Unforced errors continued to spray from Williams' racket, especially on the forehand, and by the fourth game she was showing signs of fretting, looking repeatedly at her camp and grimacing.
At that stage Azarenka had won 12 straight points and was hitting the ball well, with a clear game plan to strike as early and as far up the court as possible, often targeting the Williams forehand. Williams responded by ditching her racket.
The new one soon brought improvements but Azarenka had advanced to 4-2 before Williams broke back. She also complained to the umpire about Azarenka repeatedly putting her hand up before receiving serve, affecting her rhythm.
Williams' aura of frustration continued into the tie-break even though by then she was bombarding Azarenka far more heavily.
She came from 2-5 down to earn a set point at 6-5, only for Azarenka to save it with an excellent combination of a solid return and a heavy backhand drive.
When Azarenka immediately bettered it with a spectacular inside-out return of serve winner to reach 7-6, she converted her set point at once.
But the second set was very different. Azarenka's level dropped just a little, and Williams' forehand drives were rapidly improving.
Williams gave Azarenka several looks at second serves in her first service game of the final set and was immediately punished by the defending champion hitting some forcing returns and trenchant winners.
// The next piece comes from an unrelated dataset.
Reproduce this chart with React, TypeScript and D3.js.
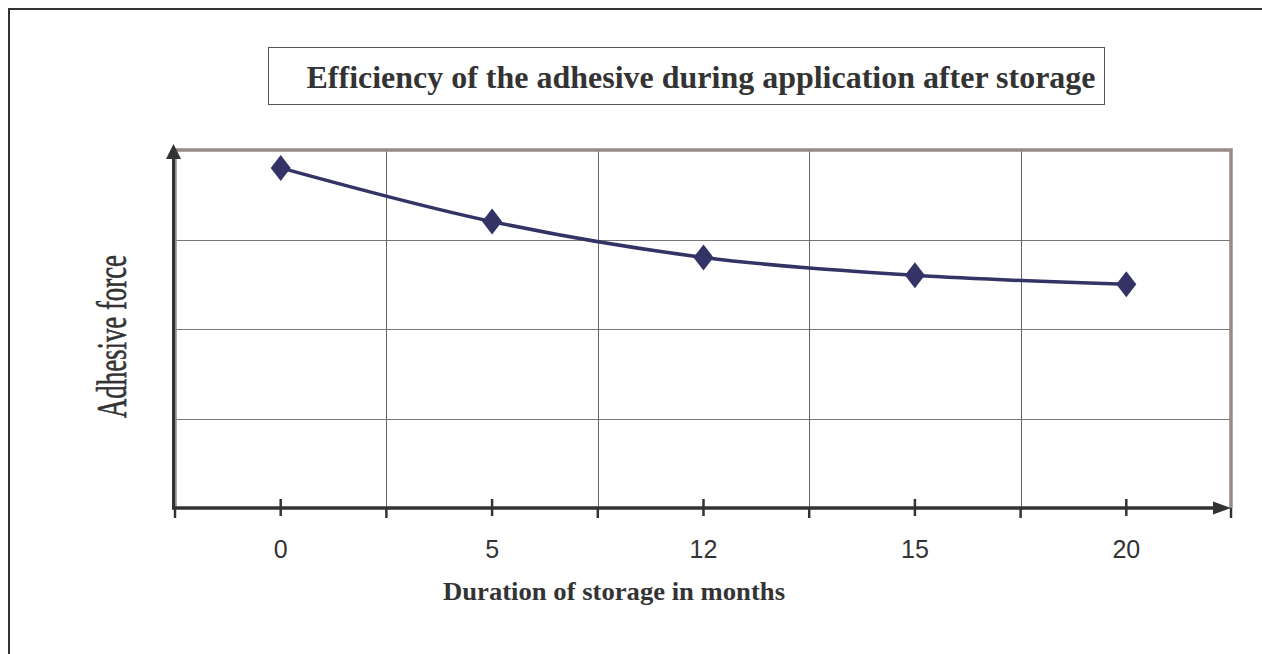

Azarenka advanced to 3-0 before Williams responded to another threat to her service game -- one which might have taken the match away from her -- with four aces.
But Williams was unable to repeat the escape act that she had against Petra Kvitova from 1-4 down in the final set of their quarter-final on Friday.
"It's been great," Williams neverthless commented, having achieved her main aim of the week. "
It was a good match overall. Victoria played really well, and did a great job."